*Records*:
....................

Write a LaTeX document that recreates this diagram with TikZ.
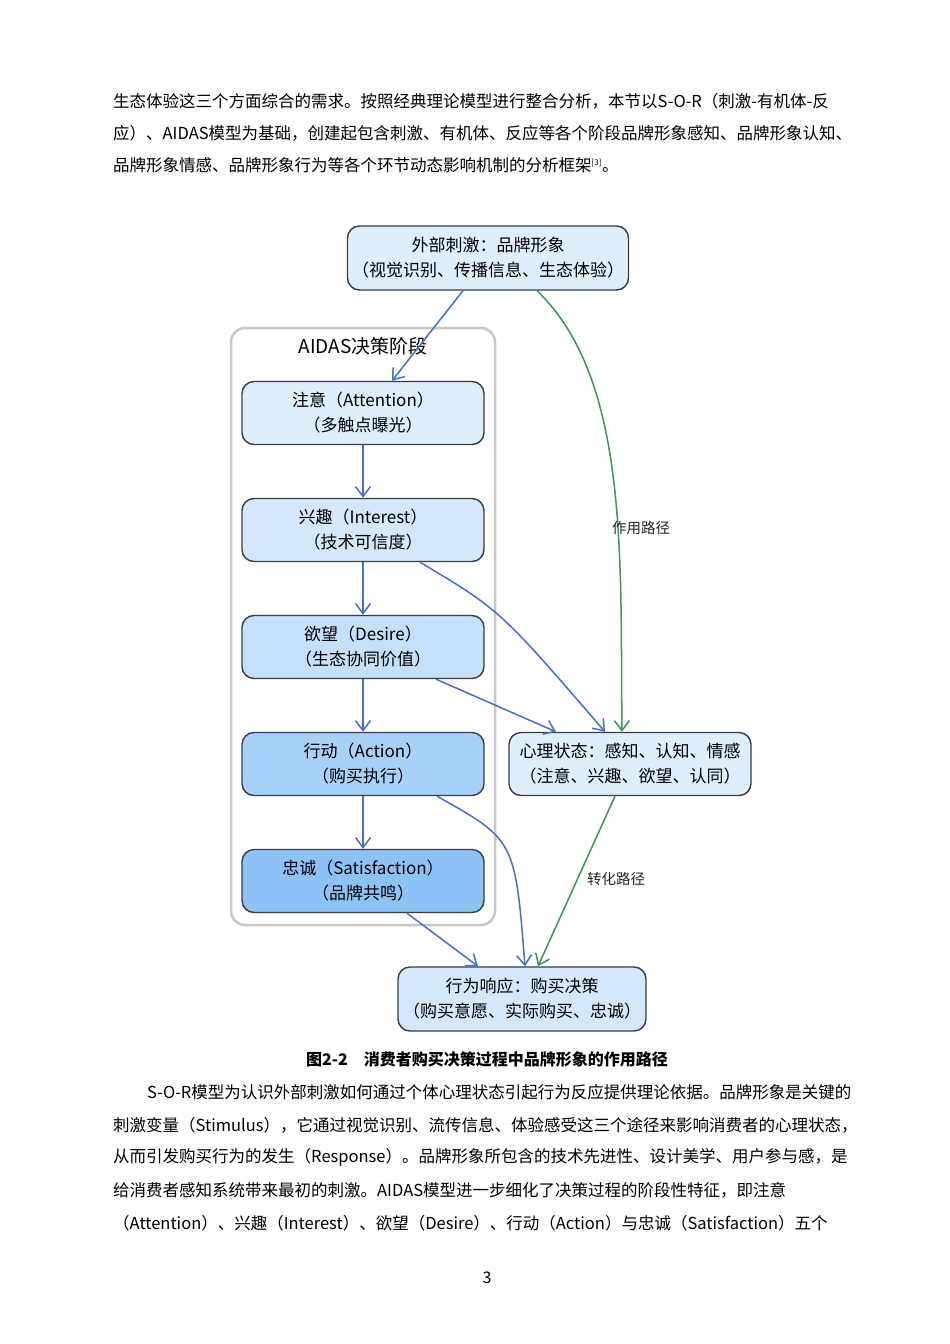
\documentclass[tikz,border=0pt]{standalone}
\usepackage{fontspec}
\setmainfont{Noto Sans CJK SC}
\usetikzlibrary{arrows.meta}
\definecolor{linkblue}{RGB}{68,114,196}
\definecolor{pathgreen}{RGB}{60,150,90}
\definecolor{edgegray}{RGB}{55,60,70}
\definecolor{stageA}{RGB}{222,238,253}
\definecolor{stageI}{RGB}{212,231,251}
\definecolor{stageD}{RGB}{196,224,250}
\definecolor{stageT}{RGB}{168,209,248}
\definecolor{stageS}{RGB}{140,194,245}
\tikzset{
  box/.style={draw=edgegray, line width=1.4pt, rounded corners=12pt, align=center,
    minimum width=242pt, minimum height=63pt, inner sep=2pt,
    font=\fontsize{17pt}{25pt}\selectfont},
  blueflow/.style={draw=linkblue, line width=1.5pt, -{Straight Barb[length=10pt,width=15pt]}},
  greenflow/.style={draw=pathgreen, line width=1.5pt, -{Straight Barb[length=10pt,width=15pt]}},
  bodyline/.style={anchor=west, inner sep=0pt, font=\fontsize{16.5pt}{18pt}\selectfont}
}
\begin{document}
\begin{tikzpicture}[x=1pt,y=-1pt]
  \useasboundingbox[fill=white] (0,0) rectangle (950,1344);

  % upper paragraph
  \node[bodyline] (p1) at (113,101) {生态体验这三个方面综合的需求。按照经典理论模型进行整合分析，本节以S-O-R（刺激-有机体-反};
  \node[bodyline] (p2) at (113,133) {应）、AIDAS模型为基础，创建起包含刺激、有机体、反应等各个阶段品牌形象感知、品牌形象认知、};
  \node[bodyline] (p3) at (113,165) {品牌形象情感、品牌形象行为等各个环节动态影响机制的分析框架\textsuperscript{\fontsize{8pt}{8pt}\selectfont[3]}。};

  % AIDAS container
  \draw[draw=black!22, line width=2.5pt, rounded corners=14pt] (231,328) rectangle (495,925);
  \node[font=\fontsize{19pt}{22pt}\selectfont] (title) at (363,346) {AIDAS决策阶段};

  % nodes
  \node[box, minimum width=281pt, minimum height=64pt, fill=stageA] (ext) at (488,258) {外部刺激：品牌形象\\（视觉识别、传播信息、生态体验）};
  \node[box, fill=stageA] (att) at (363,413) {注意（Attention）\\（多触点曝光）};
  \node[box, fill=stageI] (int) at (363,530) {兴趣（Interest）\\（技术可信度）};
  \node[box, fill=stageD] (des) at (363,647) {欲望（Desire）\\（生态协同价值）};
  \node[box, fill=stageT] (act) at (363,764) {行动（Action）\\（购买执行）};
  \node[box, fill=stageS] (sat) at (363,881) {忠诚（Satisfaction）\\（品牌共鸣）};
  \node[box, fill=stageA] (mind) at (630,764) {心理状态：感知、认知、情感\\（注意、兴趣、欲望、认同）};
  \node[box, minimum width=248pt, minimum height=64pt, fill=stageI] (resp) at (522,999) {行为响应：购买决策\\（购买意愿、实际购买、忠诚）};

  % connectors
  \draw[blueflow] ([xshift=-25pt]ext.south) -- ([xshift=29pt]att.north);
  \draw[blueflow] (att) -- (int);
  \draw[blueflow] (int) -- (des);
  \draw[blueflow] (des) -- (act);
  \draw[blueflow] (act) -- (sat);
  \draw[blueflow] ([xshift=57pt]int.south) .. controls (500,610) .. ([xshift=-25pt]mind.north);
  \draw[blueflow] ([xshift=73pt]des.south) -- ([xshift=-74pt]mind.north);
  \draw[blueflow] ([xshift=74pt]act.south) .. controls (515,840) .. ([xshift=3pt]resp.north);
  \draw[blueflow] ([xshift=44pt]sat.south) -- ([xshift=-44pt]resp.north);
  \draw[greenflow] ([xshift=49pt]ext.south) .. controls (630,380) and (620,560) .. ([xshift=-8pt]mind.north);
  \node[font=\fontsize{14.5pt}{16pt}\selectfont, text=black!85] (lab1) at (641,528) {作用路径};
  \draw[greenflow] ([xshift=-15pt]mind.south) -- ([xshift=16pt]resp.north);
  \node[font=\fontsize{14.5pt}{16pt}\selectfont, text=black!85] (lab2) at (616,879) {转化路径};

  % caption and lower paragraph
  \node[font=\fontsize{16pt}{18pt}\selectfont\bfseries] (cap) at (487,1059) {图2-2\quad 消费者购买决策过程中品牌形象的作用路径};
  \node[bodyline] (q1) at (147,1092) {S-O-R模型为认识外部刺激如何通过个体心理状态引起行为反应提供理论依据。品牌形象是关键的};
  \node[bodyline] (q2) at (113,1125) {刺激变量（Stimulus），它通过视觉识别、流传信息、体验感受这三个途径来影响消费者的心理状态，};
  \node[bodyline] (q3) at (113,1157) {从而引发购买行为的发生（Response）。品牌形象所包含的技术先进性、设计美学、用户参与感，是};
  \node[bodyline] (q4) at (113,1190) {给消费者感知系统带来最初的刺激。AIDAS模型进一步细化了决策过程的阶段性特征，即注意};
  \node[bodyline] (q5) at (113,1223) {（Attention）、兴趣（Interest）、欲望（Desire）、行动（Action）与忠诚（Satisfaction）五个};
  \node[font=\fontsize{16pt}{18pt}\selectfont] (page) at (487,1278) {3};
\end{tikzpicture}
\end{document}
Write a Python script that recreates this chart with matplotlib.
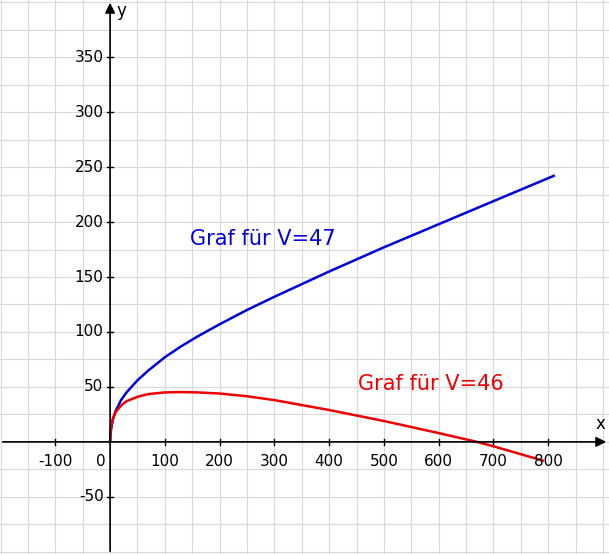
import matplotlib.pyplot as plt
import numpy as np

# curves
blue_x = [0, 1, 2, 5, 10, 20, 30, 50, 70, 100, 130, 160, 200, 250, 300, 400, 500, 600, 700, 810]
blue_y = [0, 8, 12, 20, 28, 38, 45, 56, 65, 77, 87, 96, 107, 120, 132, 155, 177, 198, 219, 242]
red_x = [0, 1, 2, 5, 10, 20, 30, 50, 70, 100, 130, 160, 200, 250, 300, 400, 500, 600, 670, 700, 790]
red_y = [0, 9, 14, 21, 27, 33, 37, 41, 43.5, 45, 45.3, 45, 44, 41.5, 38, 29, 19, 8, 0, -4, -17]

x_ticks = [-100, 0, 100, 200, 300, 400, 500, 600, 700, 800]
y_ticks = [-50, 50, 100, 150, 200, 250, 300, 350]

fig = plt.figure(figsize=(6.09, 5.54), dpi=100)
ax = fig.add_axes([0, 0, 1, 1])
ax.set_xlim(-201, 911)
ax.set_ylim(-102, 402)
ax.axis('off')

for gx in np.arange(-200, 901, 50):
    ax.axvline(gx, color='#d8d8d8', lw=0.8, zorder=0)
for gy in np.arange(-100, 401, 25):
    ax.axhline(gy, color='#d8d8d8', lw=0.8, zorder=0)

ax.annotate('', xy=(911, 0), xytext=(-201, 0),
            arrowprops=dict(arrowstyle='-|>', color='black', lw=1.2, mutation_scale=15))
ax.annotate('', xy=(0, 402), xytext=(0, -102),
            arrowprops=dict(arrowstyle='-|>', color='black', lw=1.2, mutation_scale=15))
ax.text(895, 8, 'x', fontsize=12, ha='center', va='bottom')
ax.text(12, 392, 'y', fontsize=12, ha='left', va='center')

for t in x_ticks:
    if t != 0:
        ax.plot([t, t], [-3, 3], color='black', lw=1)
    ax.text(t - (17 if t == 0 else 0), -11, str(t), fontsize=11, ha='center', va='top')
for t in y_ticks:
    ax.plot([-6, 6], [t, t], color='black', lw=1)
    ax.text(-12, t, str(t), fontsize=11, ha='right', va='center')

ax.plot(blue_x, blue_y, color='#0000dd', lw=1.8)
ax.plot(red_x, red_y, color='#ee0000', lw=1.8)
ax.text(146, 185, 'Graf für V=47', color='#0000dd', fontsize=15, va='center')
ax.text(452, 53, 'Graf für V=46', color='#ee0000', fontsize=15, va='center')

fig.savefig('out.png', dpi=100)
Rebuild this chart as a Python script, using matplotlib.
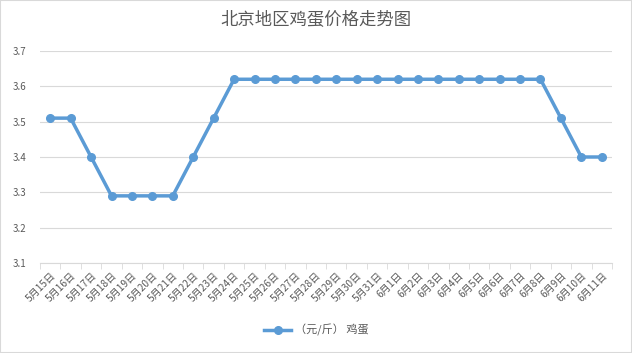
import matplotlib
matplotlib.use("Agg")
import matplotlib.pyplot as plt
import numpy as np

plt.rcParams['font.family'] = ['Noto Sans CJK SC', 'DejaVu Sans']

dates = ["5月15日", "5月16日", "5月17日", "5月18日", "5月19日", "5月20日", "5月21日",
         "5月22日", "5月23日", "5月24日", "5月25日", "5月26日", "5月27日", "5月28日",
         "5月29日", "5月30日", "5月31日", "6月1日", "6月2日", "6月3日", "6月4日",
         "6月5日", "6月6日", "6月7日", "6月8日", "6月9日", "6月10日", "6月11日"]
prices = [3.51, 3.51, 3.40, 3.29, 3.29, 3.29, 3.29,
          3.40, 3.51, 3.62, 3.62, 3.62, 3.62, 3.62,
          3.62, 3.62, 3.62, 3.62, 3.62, 3.62, 3.62,
          3.62, 3.62, 3.62, 3.62, 3.51, 3.40, 3.40]
yticks = [3.1, 3.2, 3.3, 3.4, 3.5, 3.6, 3.7]

grey = "#595959"
line_c = "#d9d9d9"

fig = plt.figure(figsize=(6.32, 3.53), dpi=100)
ax = fig.add_axes([40/632, 1-263/353, 572/632, 212/353])

x = np.arange(len(dates))
ax.plot(x, prices, color="#5b9bd5", lw=2.5, marker="o", ms=5.5, label="（元/斤） 鸡蛋",
        clip_on=False)

ax.set_xlim(-0.5, len(dates) - 0.5)
ax.set_ylim(3.1, 3.7)
ax.set_yticks(yticks)
ax.set_yticklabels([f"{v:.1f}" for v in yticks], color=grey, fontsize=7)
ax.grid(axis="y", color=line_c, lw=0.8)
ax.set_axisbelow(True)

ax.set_xticks(x)
ax.set_xticklabels(dates, rotation=45, ha="right", va="top", rotation_mode="anchor",
                   color=grey, fontsize=7.3)
ax.set_xticks(np.arange(-0.5, len(dates)), minor=True)
ax.tick_params(axis="x", which="major", length=0, pad=5)
ax.tick_params(axis="x", which="minor", length=4, color=line_c)
ax.tick_params(axis="y", length=0, pad=10)

for s in ["top", "right", "left"]:
    ax.spines[s].set_visible(False)
ax.spines["bottom"].set_color(line_c)

fig.text(0.5, 1 - 20/353, "北京地区鸡蛋价格走势图", ha="center", va="center",
         fontsize=12.5, color=grey)
fig.legend(loc="center", bbox_to_anchor=(0.5, 1 - 330/353), frameon=False,
           fontsize=8, labelcolor=grey, handlelength=2.5, handletextpad=0.3)

fig.patches.append(plt.Rectangle((0, 0), 1, 1, transform=fig.transFigure, fill=False,
                                 edgecolor=line_c, lw=1.5))

fig.savefig("out.png", dpi=100)
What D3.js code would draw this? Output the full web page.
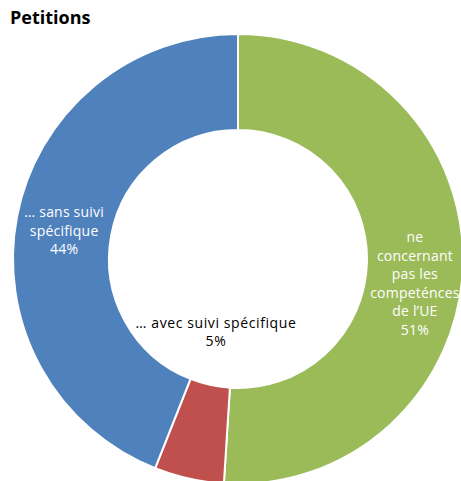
<!DOCTYPE html>
<html>
<head>
<meta charset="utf-8">
<script src="https://cdn.jsdelivr.net/npm/d3@7"></script>
<style>
  html, body { margin: 0; padding: 0; background: #fff; }
  svg { display: block; }
  text { font-family: "Open Sans", "DejaVu Sans", sans-serif; }
</style>
</head>
<body>
<svg id="chart" width="461" height="481"></svg>
<script>
// Petition breakdown (percent shares), drawn clockwise from 12 o'clock
const categories = ["ne concernant pas les competénces de l’UE", "… avec suivi spécifique", "… sans suivi spécifique"];
const shares = [51, 5, 44];
const labelLines = [
  ["ne", "concernant", "pas les", "competénces", "de l’UE"],
  ["… avec suivi spécifique"],
  ["… sans suivi", "spécifique"]
];
const colors = ["#9BBB59", "#C0504D", "#4F81BD"];
const title = "Petitions";

const width = 461, height = 481;
const cx = 238, cy = 259;
const outerR = 225, innerR = 129;
const lineH = 18.5;

const svg = d3.select("#chart");

svg.append("text")
  .attr("x", 10).attr("y", 24)
  .attr("font-size", 18).attr("font-weight", 700)
  .attr("fill", "#000")
  .text(title);

const data = categories.map((c, i) => ({ name: c, value: shares[i], lines: labelLines[i], color: colors[i] }));

const pie = d3.pie().sort(null).value(d => d.value);
const arc = d3.arc().innerRadius(innerR).outerRadius(outerR);
const arcs = pie(data);

const g = svg.append("g").attr("transform", `translate(${cx},${cy})`);

g.selectAll("path")
  .data(arcs)
  .join("path")
  .attr("d", arc)
  .attr("fill", d => d.data.color)
  .attr("stroke", "#fff")
  .attr("stroke-width", 2);

// label anchors: ring centroids for the large slices, inside the hole for the small one
const anchors = arcs.map((a, i) => {
  if (i === 1) return { x: -22, y: 78, fill: "#000", spacing: 0.6 };
  const [x, y] = arc.centroid(a);
  return { x: x, y: y + (i === 0 ? 24 : 10), fill: "#fff", spacing: 0.2 };
});

arcs.forEach((a, i) => {
  const lines = a.data.lines.concat([a.data.value + "%"]);
  const an = anchors[i];
  const top = an.y - (lines.length - 1) * lineH / 2;
  const t = g.append("text")
    .attr("text-anchor", "middle")
    .attr("font-size", 14)
    .attr("letter-spacing", an.spacing)
    .attr("fill", an.fill);
  lines.forEach((ln, k) => {
    t.append("tspan")
      .attr("x", an.x)
      .attr("y", top + k * lineH)
      .text(ln);
  });
});
</script>
</body>
</html>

....................

*Task to complete*:
For the entries shown above, give the number of lines that include the word "Write", without any other text.

*Answer to the task*:
2